| TASK INSTRUCTIONS |
Report the count of lines holding "matplotlib" in the records, with no other words.

--- start SUPPLIED INFORMATION ---

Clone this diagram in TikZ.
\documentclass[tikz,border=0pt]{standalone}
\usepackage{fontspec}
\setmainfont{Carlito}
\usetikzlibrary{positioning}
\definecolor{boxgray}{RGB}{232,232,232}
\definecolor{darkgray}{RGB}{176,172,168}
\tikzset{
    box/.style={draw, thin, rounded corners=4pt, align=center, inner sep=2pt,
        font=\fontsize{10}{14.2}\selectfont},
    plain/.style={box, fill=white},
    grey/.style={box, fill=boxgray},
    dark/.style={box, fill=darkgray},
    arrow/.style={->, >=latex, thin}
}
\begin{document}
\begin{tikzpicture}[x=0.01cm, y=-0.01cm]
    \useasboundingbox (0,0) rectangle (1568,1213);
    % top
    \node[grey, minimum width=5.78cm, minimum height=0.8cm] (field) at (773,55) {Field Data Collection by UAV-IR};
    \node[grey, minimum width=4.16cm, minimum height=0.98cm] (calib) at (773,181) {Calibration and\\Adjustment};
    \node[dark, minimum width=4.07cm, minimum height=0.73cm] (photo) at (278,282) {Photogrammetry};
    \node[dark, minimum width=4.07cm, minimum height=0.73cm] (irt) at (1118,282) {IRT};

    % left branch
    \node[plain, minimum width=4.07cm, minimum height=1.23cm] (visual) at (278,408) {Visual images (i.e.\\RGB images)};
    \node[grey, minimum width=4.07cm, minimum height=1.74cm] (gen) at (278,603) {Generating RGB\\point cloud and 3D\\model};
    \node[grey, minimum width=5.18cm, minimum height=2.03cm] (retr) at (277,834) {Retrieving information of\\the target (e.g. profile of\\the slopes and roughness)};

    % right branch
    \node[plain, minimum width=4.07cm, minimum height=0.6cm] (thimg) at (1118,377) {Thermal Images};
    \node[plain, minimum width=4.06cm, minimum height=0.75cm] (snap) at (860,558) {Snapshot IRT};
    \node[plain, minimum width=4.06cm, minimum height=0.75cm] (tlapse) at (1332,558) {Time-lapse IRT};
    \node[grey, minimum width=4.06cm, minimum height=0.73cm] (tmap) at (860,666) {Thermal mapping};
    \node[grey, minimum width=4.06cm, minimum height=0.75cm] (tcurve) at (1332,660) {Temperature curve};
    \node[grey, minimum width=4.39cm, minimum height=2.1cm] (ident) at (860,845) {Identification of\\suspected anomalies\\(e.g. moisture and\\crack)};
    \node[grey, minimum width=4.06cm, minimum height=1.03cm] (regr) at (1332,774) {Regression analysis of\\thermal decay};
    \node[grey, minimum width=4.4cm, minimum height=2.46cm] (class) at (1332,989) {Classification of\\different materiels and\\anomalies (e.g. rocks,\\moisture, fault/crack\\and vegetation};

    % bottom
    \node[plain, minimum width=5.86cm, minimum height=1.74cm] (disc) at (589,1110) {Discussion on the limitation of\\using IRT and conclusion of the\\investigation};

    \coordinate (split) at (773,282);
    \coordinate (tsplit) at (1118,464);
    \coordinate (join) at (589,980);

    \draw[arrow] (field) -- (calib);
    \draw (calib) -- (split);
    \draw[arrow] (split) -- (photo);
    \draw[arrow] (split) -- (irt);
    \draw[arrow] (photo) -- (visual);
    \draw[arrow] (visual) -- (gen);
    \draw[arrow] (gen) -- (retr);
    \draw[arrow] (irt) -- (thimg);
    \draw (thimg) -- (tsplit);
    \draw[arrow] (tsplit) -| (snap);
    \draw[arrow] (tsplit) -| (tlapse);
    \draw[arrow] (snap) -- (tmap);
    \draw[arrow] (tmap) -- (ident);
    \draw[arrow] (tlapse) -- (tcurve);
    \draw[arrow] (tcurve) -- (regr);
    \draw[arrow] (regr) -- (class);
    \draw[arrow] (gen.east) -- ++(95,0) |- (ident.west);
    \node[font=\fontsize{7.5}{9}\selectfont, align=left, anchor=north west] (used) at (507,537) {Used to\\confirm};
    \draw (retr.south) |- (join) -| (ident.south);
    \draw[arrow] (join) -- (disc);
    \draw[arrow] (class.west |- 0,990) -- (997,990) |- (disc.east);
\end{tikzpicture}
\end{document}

--- end SUPPLIED INFORMATION ---
--- start SUPPLIED INFORMATION ---

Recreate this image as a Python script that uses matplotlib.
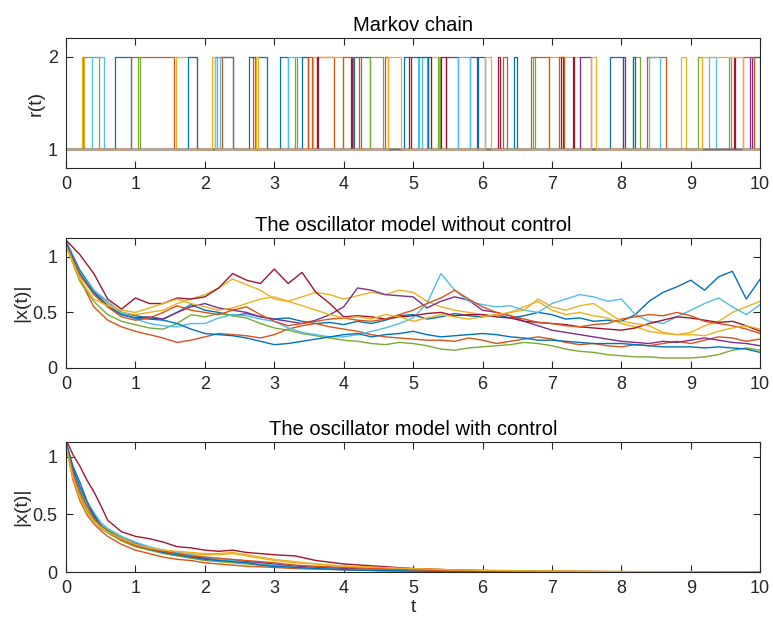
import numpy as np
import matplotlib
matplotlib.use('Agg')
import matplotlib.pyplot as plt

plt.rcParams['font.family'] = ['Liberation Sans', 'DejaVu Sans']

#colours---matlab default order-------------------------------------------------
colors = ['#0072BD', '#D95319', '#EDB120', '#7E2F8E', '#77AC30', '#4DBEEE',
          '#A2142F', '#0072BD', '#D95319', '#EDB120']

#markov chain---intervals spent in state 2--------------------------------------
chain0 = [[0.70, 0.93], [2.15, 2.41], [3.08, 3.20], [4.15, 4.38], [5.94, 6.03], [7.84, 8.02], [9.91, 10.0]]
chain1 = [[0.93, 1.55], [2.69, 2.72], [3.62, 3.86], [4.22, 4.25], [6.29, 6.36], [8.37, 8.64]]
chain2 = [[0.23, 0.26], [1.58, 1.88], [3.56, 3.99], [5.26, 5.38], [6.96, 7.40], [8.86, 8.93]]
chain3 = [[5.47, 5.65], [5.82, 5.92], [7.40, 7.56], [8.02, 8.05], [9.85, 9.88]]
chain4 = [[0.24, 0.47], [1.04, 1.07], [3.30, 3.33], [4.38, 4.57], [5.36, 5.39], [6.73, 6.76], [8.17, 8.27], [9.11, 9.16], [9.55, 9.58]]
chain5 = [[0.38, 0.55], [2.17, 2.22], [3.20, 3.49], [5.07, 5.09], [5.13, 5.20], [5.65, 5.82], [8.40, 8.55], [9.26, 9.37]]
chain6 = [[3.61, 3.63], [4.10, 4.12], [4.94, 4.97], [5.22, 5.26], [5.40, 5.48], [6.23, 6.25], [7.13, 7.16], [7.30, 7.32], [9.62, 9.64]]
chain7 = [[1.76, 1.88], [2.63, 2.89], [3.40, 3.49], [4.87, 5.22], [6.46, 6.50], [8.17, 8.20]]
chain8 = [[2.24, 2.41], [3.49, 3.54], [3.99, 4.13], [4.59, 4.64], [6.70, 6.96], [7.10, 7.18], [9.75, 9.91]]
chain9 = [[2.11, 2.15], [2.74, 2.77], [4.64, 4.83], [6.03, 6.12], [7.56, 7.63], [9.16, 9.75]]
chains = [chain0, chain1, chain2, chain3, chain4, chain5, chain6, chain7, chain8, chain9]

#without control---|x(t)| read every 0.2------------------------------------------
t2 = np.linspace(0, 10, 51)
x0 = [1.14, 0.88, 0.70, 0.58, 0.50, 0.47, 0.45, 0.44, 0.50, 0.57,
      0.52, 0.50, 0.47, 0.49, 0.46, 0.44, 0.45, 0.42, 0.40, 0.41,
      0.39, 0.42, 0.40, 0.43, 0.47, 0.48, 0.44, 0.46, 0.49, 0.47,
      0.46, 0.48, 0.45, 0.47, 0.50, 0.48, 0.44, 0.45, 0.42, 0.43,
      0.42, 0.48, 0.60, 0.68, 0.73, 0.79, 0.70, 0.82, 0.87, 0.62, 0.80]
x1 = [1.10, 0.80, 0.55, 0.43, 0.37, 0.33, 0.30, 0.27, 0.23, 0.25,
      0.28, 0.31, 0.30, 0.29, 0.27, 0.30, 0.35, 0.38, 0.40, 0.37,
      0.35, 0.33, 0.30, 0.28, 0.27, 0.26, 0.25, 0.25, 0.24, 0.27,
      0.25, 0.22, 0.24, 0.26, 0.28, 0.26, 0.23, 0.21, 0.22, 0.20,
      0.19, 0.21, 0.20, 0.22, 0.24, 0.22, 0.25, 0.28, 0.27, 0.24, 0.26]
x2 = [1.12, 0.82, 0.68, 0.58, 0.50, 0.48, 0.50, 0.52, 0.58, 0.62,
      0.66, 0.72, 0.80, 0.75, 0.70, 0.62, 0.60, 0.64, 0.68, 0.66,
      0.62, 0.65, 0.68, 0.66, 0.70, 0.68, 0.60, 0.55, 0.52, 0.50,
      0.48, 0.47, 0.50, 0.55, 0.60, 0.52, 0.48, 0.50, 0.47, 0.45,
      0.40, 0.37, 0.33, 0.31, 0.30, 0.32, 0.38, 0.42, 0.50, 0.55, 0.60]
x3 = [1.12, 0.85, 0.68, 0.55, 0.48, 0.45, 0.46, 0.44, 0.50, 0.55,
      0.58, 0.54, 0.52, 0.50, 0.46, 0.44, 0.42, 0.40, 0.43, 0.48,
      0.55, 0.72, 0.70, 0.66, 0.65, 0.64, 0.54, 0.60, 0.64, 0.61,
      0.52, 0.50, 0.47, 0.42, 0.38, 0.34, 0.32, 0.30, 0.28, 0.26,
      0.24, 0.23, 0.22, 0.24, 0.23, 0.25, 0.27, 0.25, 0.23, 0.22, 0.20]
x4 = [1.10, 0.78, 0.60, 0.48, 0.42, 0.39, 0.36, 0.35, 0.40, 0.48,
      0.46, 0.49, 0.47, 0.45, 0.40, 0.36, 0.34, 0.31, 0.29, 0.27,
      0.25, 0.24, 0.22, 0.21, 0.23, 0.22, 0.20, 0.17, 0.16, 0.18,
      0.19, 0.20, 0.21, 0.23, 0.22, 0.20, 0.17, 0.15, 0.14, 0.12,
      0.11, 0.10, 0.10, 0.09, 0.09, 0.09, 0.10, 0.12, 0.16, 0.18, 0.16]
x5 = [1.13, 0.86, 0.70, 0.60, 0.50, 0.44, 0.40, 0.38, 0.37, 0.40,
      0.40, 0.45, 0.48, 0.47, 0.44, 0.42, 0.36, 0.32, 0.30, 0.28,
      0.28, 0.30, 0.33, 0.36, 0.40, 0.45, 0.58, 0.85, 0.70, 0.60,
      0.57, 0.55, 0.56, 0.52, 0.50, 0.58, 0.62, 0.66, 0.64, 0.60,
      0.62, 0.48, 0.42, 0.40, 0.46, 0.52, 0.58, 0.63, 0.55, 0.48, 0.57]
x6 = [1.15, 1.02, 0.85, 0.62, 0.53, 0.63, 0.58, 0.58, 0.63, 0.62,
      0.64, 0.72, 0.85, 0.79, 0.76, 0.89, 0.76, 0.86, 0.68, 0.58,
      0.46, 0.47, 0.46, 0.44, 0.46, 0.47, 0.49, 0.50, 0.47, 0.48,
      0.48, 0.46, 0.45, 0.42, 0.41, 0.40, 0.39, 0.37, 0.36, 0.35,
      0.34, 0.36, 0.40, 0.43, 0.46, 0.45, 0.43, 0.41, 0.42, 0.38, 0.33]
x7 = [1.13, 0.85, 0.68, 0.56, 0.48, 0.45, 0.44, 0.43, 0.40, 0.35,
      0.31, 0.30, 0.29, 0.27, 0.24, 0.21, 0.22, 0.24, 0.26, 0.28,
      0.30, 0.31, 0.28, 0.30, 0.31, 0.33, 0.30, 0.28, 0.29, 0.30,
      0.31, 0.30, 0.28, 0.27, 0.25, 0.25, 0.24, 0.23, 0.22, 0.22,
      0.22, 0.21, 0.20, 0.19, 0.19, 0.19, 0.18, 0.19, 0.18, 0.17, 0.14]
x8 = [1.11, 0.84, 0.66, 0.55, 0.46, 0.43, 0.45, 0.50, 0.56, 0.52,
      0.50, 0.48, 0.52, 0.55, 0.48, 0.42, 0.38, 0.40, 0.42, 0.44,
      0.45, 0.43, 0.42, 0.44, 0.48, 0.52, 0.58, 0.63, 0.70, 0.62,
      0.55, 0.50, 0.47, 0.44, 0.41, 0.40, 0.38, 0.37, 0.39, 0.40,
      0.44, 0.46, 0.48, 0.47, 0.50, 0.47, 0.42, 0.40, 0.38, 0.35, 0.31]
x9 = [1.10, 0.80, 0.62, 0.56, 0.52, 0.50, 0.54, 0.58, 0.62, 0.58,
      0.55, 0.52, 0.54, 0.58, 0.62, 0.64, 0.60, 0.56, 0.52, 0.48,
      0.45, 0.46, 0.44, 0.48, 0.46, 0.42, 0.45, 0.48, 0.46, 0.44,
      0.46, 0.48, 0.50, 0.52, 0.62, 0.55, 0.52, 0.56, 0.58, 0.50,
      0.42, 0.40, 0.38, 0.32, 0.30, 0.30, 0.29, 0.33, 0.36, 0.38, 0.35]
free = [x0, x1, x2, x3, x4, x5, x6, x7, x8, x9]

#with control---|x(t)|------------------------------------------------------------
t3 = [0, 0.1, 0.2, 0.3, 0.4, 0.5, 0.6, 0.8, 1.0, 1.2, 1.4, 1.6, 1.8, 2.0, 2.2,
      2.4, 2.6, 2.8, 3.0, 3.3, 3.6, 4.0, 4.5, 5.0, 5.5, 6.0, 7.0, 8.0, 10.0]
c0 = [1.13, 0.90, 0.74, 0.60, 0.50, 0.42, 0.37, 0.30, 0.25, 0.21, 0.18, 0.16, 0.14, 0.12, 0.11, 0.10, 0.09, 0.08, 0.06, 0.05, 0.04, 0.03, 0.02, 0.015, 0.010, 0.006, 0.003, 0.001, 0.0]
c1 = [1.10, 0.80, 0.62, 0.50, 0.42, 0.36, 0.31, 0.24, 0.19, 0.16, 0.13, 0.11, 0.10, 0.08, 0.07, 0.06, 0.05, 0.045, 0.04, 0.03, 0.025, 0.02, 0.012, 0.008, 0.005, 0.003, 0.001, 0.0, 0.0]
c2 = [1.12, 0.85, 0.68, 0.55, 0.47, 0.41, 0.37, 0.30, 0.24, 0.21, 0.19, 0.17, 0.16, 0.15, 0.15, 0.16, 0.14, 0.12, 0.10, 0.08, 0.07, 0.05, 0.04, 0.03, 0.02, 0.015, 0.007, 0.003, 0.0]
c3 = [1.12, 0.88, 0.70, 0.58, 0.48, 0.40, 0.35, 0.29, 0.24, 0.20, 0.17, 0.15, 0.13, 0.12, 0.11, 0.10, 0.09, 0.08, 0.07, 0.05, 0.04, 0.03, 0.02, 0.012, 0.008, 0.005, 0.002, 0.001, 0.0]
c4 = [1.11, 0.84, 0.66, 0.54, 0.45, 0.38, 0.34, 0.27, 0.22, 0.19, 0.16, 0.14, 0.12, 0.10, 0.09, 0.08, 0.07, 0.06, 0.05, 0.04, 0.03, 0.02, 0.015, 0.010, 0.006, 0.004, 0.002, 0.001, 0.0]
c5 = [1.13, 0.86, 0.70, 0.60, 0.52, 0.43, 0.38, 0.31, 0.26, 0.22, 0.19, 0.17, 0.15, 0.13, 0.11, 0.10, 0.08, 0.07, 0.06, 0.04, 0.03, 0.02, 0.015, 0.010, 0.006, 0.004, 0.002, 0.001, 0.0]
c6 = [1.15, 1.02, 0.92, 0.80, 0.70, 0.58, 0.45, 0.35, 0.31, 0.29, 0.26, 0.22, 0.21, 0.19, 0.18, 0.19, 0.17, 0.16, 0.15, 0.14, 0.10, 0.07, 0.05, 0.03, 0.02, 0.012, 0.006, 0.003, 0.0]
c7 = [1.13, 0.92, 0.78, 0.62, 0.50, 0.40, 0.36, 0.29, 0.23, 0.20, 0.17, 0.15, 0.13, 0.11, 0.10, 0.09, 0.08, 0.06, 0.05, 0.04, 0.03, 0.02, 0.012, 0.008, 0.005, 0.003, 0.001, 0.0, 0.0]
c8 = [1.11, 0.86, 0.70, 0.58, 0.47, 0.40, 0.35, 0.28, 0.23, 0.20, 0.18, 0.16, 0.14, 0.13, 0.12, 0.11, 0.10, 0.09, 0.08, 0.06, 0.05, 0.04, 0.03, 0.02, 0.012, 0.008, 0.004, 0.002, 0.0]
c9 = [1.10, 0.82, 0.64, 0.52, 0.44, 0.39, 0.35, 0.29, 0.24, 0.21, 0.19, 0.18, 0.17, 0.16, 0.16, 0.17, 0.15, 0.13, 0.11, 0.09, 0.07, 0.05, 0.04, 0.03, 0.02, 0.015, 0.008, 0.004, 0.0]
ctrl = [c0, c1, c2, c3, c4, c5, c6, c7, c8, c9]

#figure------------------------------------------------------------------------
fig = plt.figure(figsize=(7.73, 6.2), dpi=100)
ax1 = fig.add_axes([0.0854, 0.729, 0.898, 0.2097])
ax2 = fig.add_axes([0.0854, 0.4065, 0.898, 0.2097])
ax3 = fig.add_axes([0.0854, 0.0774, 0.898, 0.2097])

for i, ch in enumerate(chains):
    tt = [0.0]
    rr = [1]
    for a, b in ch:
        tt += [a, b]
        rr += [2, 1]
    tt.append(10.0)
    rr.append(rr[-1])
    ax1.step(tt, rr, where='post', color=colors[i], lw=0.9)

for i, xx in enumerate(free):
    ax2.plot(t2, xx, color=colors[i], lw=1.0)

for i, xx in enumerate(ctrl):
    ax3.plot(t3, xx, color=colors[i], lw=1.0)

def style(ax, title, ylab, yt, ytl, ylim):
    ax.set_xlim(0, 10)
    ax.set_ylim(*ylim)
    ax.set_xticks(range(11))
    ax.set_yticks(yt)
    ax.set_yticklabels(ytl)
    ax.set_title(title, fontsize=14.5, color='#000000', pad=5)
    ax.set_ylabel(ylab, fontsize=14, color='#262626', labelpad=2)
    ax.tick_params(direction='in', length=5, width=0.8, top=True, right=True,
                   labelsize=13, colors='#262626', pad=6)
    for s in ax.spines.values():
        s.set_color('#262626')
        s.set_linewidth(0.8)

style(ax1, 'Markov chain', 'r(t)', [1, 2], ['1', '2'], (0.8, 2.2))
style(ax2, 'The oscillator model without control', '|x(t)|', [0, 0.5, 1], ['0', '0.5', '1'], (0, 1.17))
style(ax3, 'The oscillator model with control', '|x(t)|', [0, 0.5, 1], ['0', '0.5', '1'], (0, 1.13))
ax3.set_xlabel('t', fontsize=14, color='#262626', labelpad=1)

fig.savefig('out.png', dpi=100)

--- end SUPPLIED INFORMATION ---

| FINAL ANSWER |
4